▸ **WHAT YOU HAVE TO DO**
Only the lines from the one containing "Convert this chart to matplotlib code." down to the one containing "38', 'Week 42']" should be printed, exactly as they stand, ends included.
*** EXTRACTED RECORDS ***
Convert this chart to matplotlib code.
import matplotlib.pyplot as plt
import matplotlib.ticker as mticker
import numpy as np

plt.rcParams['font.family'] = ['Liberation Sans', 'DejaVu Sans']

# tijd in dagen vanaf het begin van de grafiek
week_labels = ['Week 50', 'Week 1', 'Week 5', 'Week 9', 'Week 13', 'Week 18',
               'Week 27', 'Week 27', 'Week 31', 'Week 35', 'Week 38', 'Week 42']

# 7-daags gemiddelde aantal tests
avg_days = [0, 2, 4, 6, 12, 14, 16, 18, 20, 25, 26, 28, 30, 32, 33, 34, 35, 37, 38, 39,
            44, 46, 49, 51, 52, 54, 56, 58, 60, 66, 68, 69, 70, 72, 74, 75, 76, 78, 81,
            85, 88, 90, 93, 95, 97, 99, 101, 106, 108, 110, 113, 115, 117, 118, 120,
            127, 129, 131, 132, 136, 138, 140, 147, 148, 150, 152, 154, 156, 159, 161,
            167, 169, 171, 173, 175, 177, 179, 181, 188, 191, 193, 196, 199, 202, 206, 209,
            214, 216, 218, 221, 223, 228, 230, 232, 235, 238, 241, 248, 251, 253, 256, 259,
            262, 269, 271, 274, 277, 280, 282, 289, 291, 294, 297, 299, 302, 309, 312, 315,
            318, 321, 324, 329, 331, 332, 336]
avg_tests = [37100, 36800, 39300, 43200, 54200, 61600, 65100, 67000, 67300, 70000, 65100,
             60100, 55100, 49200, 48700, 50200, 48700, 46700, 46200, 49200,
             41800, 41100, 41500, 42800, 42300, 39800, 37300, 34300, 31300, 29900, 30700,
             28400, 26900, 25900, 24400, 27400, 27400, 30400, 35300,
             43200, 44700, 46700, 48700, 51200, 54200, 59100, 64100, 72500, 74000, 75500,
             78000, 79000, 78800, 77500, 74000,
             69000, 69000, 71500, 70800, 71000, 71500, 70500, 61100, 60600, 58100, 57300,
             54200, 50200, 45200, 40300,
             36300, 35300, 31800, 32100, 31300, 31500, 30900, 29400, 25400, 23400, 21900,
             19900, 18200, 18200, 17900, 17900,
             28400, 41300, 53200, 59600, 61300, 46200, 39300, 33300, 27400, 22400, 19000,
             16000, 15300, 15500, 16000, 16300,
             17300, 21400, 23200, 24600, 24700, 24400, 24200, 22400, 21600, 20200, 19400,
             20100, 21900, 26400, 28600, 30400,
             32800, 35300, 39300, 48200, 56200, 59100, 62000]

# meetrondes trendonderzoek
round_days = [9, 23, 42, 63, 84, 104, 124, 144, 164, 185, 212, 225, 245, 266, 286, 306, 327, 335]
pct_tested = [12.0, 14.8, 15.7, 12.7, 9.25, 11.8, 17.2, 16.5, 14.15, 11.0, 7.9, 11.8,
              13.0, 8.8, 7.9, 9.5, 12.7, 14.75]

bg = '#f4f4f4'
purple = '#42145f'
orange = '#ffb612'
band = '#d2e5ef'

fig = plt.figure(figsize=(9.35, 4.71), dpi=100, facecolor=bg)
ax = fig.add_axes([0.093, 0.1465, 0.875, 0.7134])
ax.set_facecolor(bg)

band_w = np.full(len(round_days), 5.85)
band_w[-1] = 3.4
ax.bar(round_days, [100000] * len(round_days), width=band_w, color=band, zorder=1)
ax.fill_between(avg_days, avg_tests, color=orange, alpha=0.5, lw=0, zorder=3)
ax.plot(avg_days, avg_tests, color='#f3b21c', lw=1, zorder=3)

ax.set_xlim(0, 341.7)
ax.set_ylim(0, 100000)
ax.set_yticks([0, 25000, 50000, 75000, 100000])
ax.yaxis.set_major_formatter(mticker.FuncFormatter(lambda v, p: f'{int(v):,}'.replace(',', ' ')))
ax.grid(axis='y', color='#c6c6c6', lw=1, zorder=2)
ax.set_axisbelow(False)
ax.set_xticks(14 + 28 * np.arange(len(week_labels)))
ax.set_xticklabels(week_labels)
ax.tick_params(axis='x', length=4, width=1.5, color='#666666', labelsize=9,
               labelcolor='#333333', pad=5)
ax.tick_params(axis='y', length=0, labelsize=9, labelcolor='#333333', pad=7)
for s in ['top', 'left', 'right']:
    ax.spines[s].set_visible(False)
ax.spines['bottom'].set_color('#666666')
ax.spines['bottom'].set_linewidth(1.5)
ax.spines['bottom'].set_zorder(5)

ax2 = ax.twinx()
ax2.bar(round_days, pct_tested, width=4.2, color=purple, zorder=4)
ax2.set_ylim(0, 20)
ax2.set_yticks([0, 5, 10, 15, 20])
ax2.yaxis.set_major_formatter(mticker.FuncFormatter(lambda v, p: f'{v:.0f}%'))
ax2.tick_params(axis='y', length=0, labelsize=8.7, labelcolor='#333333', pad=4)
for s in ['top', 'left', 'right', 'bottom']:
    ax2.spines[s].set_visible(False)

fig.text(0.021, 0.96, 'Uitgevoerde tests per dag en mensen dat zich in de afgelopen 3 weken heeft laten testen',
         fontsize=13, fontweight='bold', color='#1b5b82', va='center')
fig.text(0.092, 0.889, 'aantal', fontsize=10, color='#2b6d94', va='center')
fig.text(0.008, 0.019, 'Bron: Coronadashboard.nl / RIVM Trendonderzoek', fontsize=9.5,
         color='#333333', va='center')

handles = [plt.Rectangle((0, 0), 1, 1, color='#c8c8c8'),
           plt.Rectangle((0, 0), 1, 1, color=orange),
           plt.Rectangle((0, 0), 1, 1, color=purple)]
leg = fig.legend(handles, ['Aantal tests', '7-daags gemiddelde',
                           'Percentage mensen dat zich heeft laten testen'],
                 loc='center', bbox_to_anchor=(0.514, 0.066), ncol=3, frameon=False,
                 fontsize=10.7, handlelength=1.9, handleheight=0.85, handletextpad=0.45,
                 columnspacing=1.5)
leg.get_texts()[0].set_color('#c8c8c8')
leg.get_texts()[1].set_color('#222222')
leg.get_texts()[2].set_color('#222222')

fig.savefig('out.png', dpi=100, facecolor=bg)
***
*** EXTRACTED RECORDS ***
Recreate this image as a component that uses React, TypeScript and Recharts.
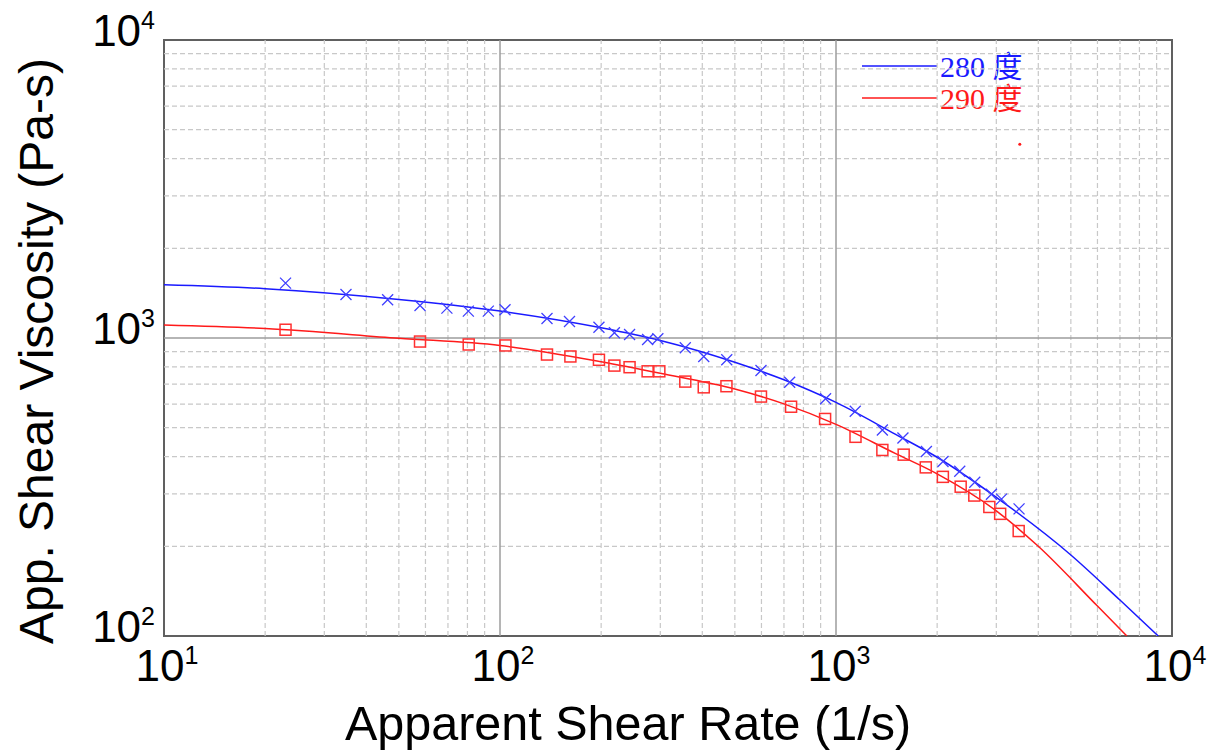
***
▸ **RESULT OF THE EXERCISE**
Convert this chart to matplotlib code.
import matplotlib.pyplot as plt
import matplotlib.ticker as mticker
import numpy as np

plt.rcParams['font.family'] = ['Liberation Sans', 'DejaVu Sans']

# tijd in dagen vanaf het begin van de grafiek
week_labels = ['Week 50', 'Week 1', 'Week 5', 'Week 9', 'Week 13', 'Week 18',
               'Week 27', 'Week 27', 'Week 31', 'Week 35', 'Week 38', 'Week 42']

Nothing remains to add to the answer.